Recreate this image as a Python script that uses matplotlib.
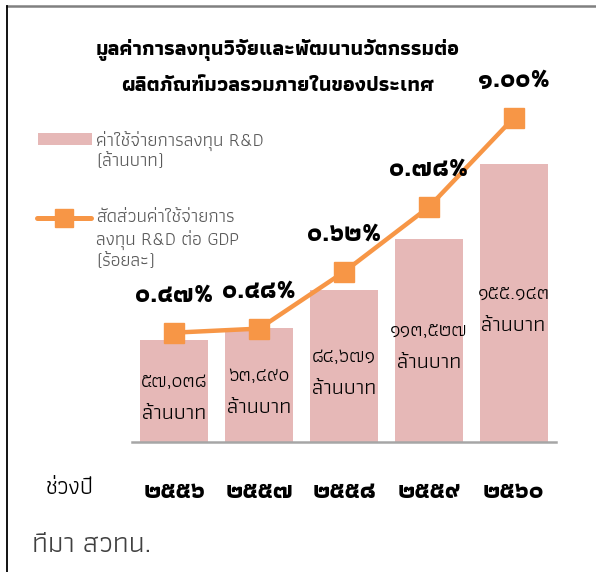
import matplotlib
matplotlib.use("Agg")
import matplotlib.pyplot as plt
import matplotlib.font_manager as fm
from matplotlib.ft2font import FT2Font
from matplotlib.lines import Line2D
from matplotlib.patches import Rectangle

# ---------------- data ----------------
years = ["๒๕๕๖", "๒๕๕๗", "๒๕๕๘", "๒๕๕๙", "๒๕๖๐"]
spending = [57038, 63490, 84671, 113527, 155143]
spending_labels = ["๕๗,๐๓๘", "๖๓,๔๙๐", "๘๔,๖๗๑", "๑๑๓,๕๒๗", "๑๕๕.๑๔๓"]
ratio = [0.47, 0.48, 0.62, 0.78, 1.00]
ratio_labels = ["๐.๔๗%", "๐.๔๘%", "๐.๖๒%", "๐.๗๘%", "๑.๐๐%"]
unit_label = "ล้านบาท"
title_lines = ["มูลค่าการลงทุนวิจัยและพัฒนานวัตกรรมต่อ", "ผลิตภัณฑ์มวลรวมภายในของประเทศ"]
legend_bar = "ค่าใช้จ่ายการลงทุน R&D\n(ล้านบาท)"
legend_line = "สัดส่วนค่าใช้จ่ายการ\nลงทุน R&D ต่อ GDP\n(ร้อยละ)"
xlabel = "ช่วงปี"
source = "ทีมา สวทน."

# ---------------- font discovery (Thai) ----------------
cands = {}
for f in fm.fontManager.ttflist:
    try:
        cm = FT2Font(f.fname).get_charmap()
        if ord("ก") in cm and ord("๑") in cm:
            w = f.weight if isinstance(f.weight, int) else (700 if "bold" in str(f.weight).lower() else 400)
            cands.setdefault(f.name, set()).add(w)
    except Exception:
        pass
thai_font = None
if cands:
    with_bold = sorted(n for n, ws in cands.items() if any(w >= 600 for w in ws) and any(w < 600 for w in ws))
    thai_font = with_bold[0] if with_bold else sorted(cands)[0]
families = ([thai_font] if thai_font else []) + ["DejaVu Sans"]
plt.rcParams["font.family"] = families

W, H = 596, 572
fig = plt.figure(figsize=(W / 100, H / 100), dpi=100)
fig.patch.set_facecolor("white")

def fx(x):
    return x / W

def fy(y):
    return 1 - y / H

# axes geometry
ax_left, ax_right, ax_bottom, ax_top = 132, 556, 442, 101
ax = fig.add_axes([fx(ax_left), fy(ax_bottom), (ax_right - ax_left) / W, (ax_bottom - ax_top) / H])
ax2 = ax.twinx()

x = list(range(len(years)))
bar_color = "#E6B8B7"
line_color = "#F79646"

bars = ax.bar(x, spending, width=0.8, color=bar_color, zorder=2)
ax.set_xlim(-0.5, len(years) - 0.5)
ax.set_ylim(0, 155143 * (ax_bottom - ax_top) / 278)

ax2.plot(x, ratio, color=line_color, lw=3.2, marker="s", markersize=14.5,
         markerfacecolor=line_color, markeredgecolor=line_color, zorder=3,
         solid_capstyle="round")
ax2.set_ylim(0.2, 0.2 + (ax_bottom - ax_top) / 405)

for a in (ax, ax2):
    for s in ("top", "right", "left", "bottom"):
        a.spines[s].set_visible(False)
    a.tick_params(left=False, right=False, labelleft=False, labelright=False)
ax.spines["bottom"].set_visible(True)
ax.spines["bottom"].set_color("#A6A6A6")
ax.spines["bottom"].set_linewidth(1.8)
ax.set_xticks(x)
ax.set_xticklabels(years, fontsize=18, fontweight="bold", color="black")
ax.tick_params(axis="x", length=0, pad=28)
ax2.tick_params(axis="x", length=0)

# bar labels
for i, (v, lab) in enumerate(zip(spending, spending_labels)):
    ax.annotate(lab, (i, v / 2), xytext=(0, 0), textcoords="offset points",
                ha="center", va="bottom", fontsize=14.5, color="black")
    ax.annotate(unit_label, (i, v / 2), xytext=(0, -10), textcoords="offset points",
                ha="center", va="top", fontsize=15.5, color="black")

# ratio labels
for i, (v, lab) in enumerate(zip(ratio, ratio_labels)):
    ax2.annotate(lab, (i, v), xytext=(0, 27), textcoords="offset points",
                 ha="center", va="center", fontsize=18.5, fontweight="bold", color="black")

# title
fig.text(fx(278), fy(50), title_lines[0], ha="center", va="center", fontsize=15,
         fontweight="bold", color="black")
fig.text(fx(278), fy(86), title_lines[1], ha="center", va="center", fontsize=15,
         fontweight="bold", color="black")

# legend (manual)
fig.add_artist(Rectangle((fx(38), fy(145)), (92 - 38) / W, 12 / H, transform=fig.transFigure,
                         facecolor=bar_color, edgecolor="none"))
lb = legend_bar.split("\n")
fig.text(fx(96), fy(141), lb[0], ha="left", va="center", fontsize=13.5, color="#595959")
fig.text(fx(96), fy(162), lb[1], ha="left", va="center", fontsize=13.5, color="#595959")
fig.add_artist(Line2D([fx(37), fx(91)], [fy(218), fy(218)], transform=fig.transFigure,
                      color=line_color, lw=3.6, solid_capstyle="round"))
fig.add_artist(Line2D([fx(64)], [fy(218)], transform=fig.transFigure, color=line_color,
                      marker="s", markersize=13, lw=0))
leg2 = legend_line.split("\n")
for k, t in enumerate(leg2):
    fig.text(fx(96), fy(218 + 22 * k), t, ha="left", va="center", fontsize=13.5, color="#595959")

# x label
fig.text(fx(70), fy(489), xlabel, ha="center", va="center", fontsize=17, color="black")

# source
fig.text(fx(32), fy(545), source, ha="left", va="center", fontsize=20.5, color="#404040")

# frame lines
fig.add_artist(Line2D([fx(7), 1], [fy(6), fy(6)], transform=fig.transFigure, color="#808080", lw=1.8))
fig.add_artist(Line2D([fx(7.5), fx(7.5)], [fy(6), 0], transform=fig.transFigure, color="black", lw=1.3))

fig.savefig("out.png", dpi=100, facecolor="white")
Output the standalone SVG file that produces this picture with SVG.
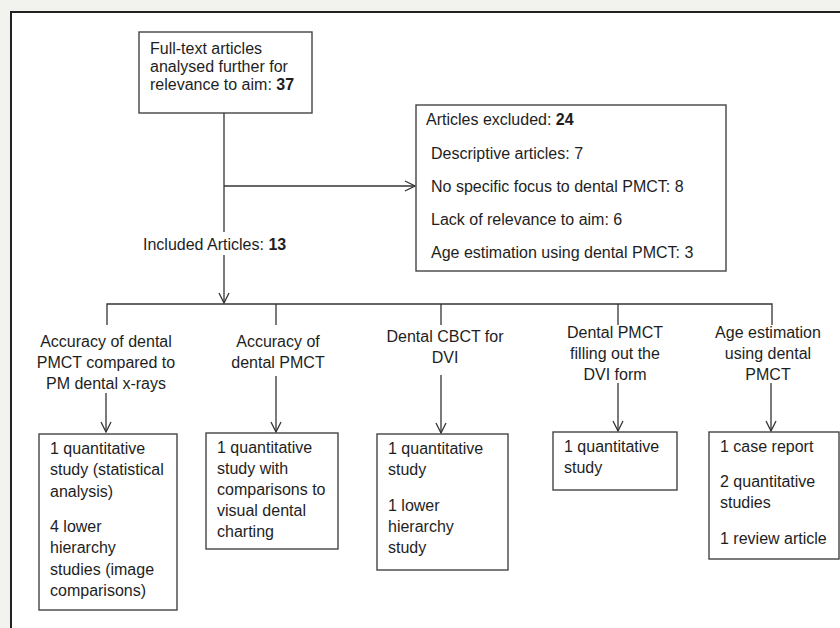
<svg xmlns="http://www.w3.org/2000/svg" width="840" height="628" viewBox="0 0 840 628">
<defs>
<style>
text{font-family:"Liberation Sans",Arial,sans-serif;font-size:16px;fill:#1e1e1e}
.c{text-anchor:middle}
.b{font-weight:bold}
.box{fill:#fff;stroke:#444;stroke-width:1.4}
.ln{fill:none;stroke:#333;stroke-width:1.3}
</style>
<marker id="ah" viewBox="0 0 12 12" refX="11" refY="6" markerWidth="12" markerHeight="12" markerUnits="userSpaceOnUse" orient="auto">
<path d="M1,1 L11,6 L1,11" fill="none" stroke="#333" stroke-width="1.3"/>
</marker>
</defs>
<rect x="0" y="0" width="840" height="628" fill="#f2f2ee"/>
<rect x="11" y="12" width="840" height="630" fill="#fff" stroke="#222" stroke-width="2"/>

<g id="connectors">
<path class="ln" d="M224,113 V232"/>
<path class="ln" d="M224,255 V303" marker-end="url(#ah)"/>
<path class="ln" d="M224,186 H415" marker-end="url(#ah)"/>
<path class="ln" d="M107,325 V304 H772 V325"/>
<path class="ln" d="M276,304 V325"/>
<path class="ln" d="M441,304 V325"/>
<path class="ln" d="M618,304 V325"/>
<path class="ln" d="M106,393 V432" marker-end="url(#ah)"/>
<path class="ln" d="M276,376 V432" marker-end="url(#ah)"/>
<path class="ln" d="M441,375 V433" marker-end="url(#ah)"/>
<path class="ln" d="M618,383 V431" marker-end="url(#ah)"/>
<path class="ln" d="M771,383 V431" marker-end="url(#ah)"/>
</g>

<g id="n-fulltext">
<rect class="box" x="139" y="32" width="173" height="81"/>
<text x="150" y="54">Full-text articles</text>
<text x="150" y="72">analysed further for</text>
<text x="150" y="90">relevance to aim: <tspan class="b">37</tspan></text>
</g>

<g id="n-included">
<text x="143" y="250">Included Articles: <tspan class="b">13</tspan></text>
</g>

<g id="n-excluded">
<rect class="box" x="416" y="105" width="310" height="166"/>
<text x="426" y="125">Articles excluded: <tspan class="b">24</tspan></text>
<text x="431" y="159">Descriptive articles: 7</text>
<text x="431" y="192">No specific focus to dental PMCT: 8</text>
<text x="431" y="225">Lack of relevance to aim: 6</text>
<text x="431" y="258">Age estimation using dental PMCT: 3</text>
</g>

<g id="h-col1">
<text class="c" x="106" y="347">Accuracy of dental</text>
<text class="c" x="106" y="368">PMCT compared to</text>
<text class="c" x="106" y="389">PM dental x-rays</text>
</g>
<g id="h-col2">
<text class="c" x="278" y="347">Accuracy of</text>
<text class="c" x="278" y="368">dental PMCT</text>
</g>
<g id="h-col3">
<text class="c" x="445" y="342">Dental CBCT for</text>
<text class="c" x="445" y="363">DVI</text>
</g>
<g id="h-col4">
<text class="c" x="615" y="338">Dental PMCT</text>
<text class="c" x="615" y="359">filling out the</text>
<text class="c" x="615" y="380">DVI form</text>
</g>
<g id="h-col5">
<text class="c" x="768" y="338">Age estimation</text>
<text class="c" x="768" y="359">using dental</text>
<text class="c" x="768" y="380">PMCT</text>
</g>

<g id="b-col1">
<rect class="box" x="39" y="434" width="138" height="176"/>
<text x="50" y="454">1 quantitative</text>
<text x="50" y="475">study (statistical</text>
<text x="50" y="497">analysis)</text>
<text x="50" y="532">4 lower</text>
<text x="50" y="553">hierarchy</text>
<text x="50" y="575">studies (image</text>
<text x="50" y="596">comparisons)</text>
</g>
<g id="b-col2">
<rect class="box" x="206" y="433" width="132" height="116"/>
<text x="217" y="453">1 quantitative</text>
<text x="217" y="474">study with</text>
<text x="217" y="495">comparisons to</text>
<text x="217" y="516">visual dental</text>
<text x="217" y="537">charting</text>
</g>
<g id="b-col3">
<rect class="box" x="377" y="434" width="131" height="136"/>
<text x="388" y="454">1 quantitative</text>
<text x="388" y="475">study</text>
<text x="388" y="511">1 lower</text>
<text x="388" y="532">hierarchy</text>
<text x="388" y="553">study</text>
</g>
<g id="b-col4">
<rect class="box" x="553" y="432" width="124" height="58"/>
<text x="564" y="452">1 quantitative</text>
<text x="564" y="473">study</text>
</g>
<g id="b-col5">
<rect class="box" x="709" y="432" width="130" height="127"/>
<text x="720" y="452">1 case report</text>
<text x="720" y="487">2 quantitative</text>
<text x="720" y="508">studies</text>
<text x="720" y="544">1 review article</text>
</g>
</svg>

§ **GOAL**
Select the lines from the entries that include the word "matplotlib".

§ **PROBLEM SOLUTION**
Recreate this image as a Python script that uses matplotlib.
import matplotlib
matplotlib.use("Agg")
import matplotlib.pyplot as plt
import matplotlib.font_manager as fm
from matplotlib.ft2font import FT2Font
from matplotlib.lines import Line2D
from matplotlib.patches import Rectangle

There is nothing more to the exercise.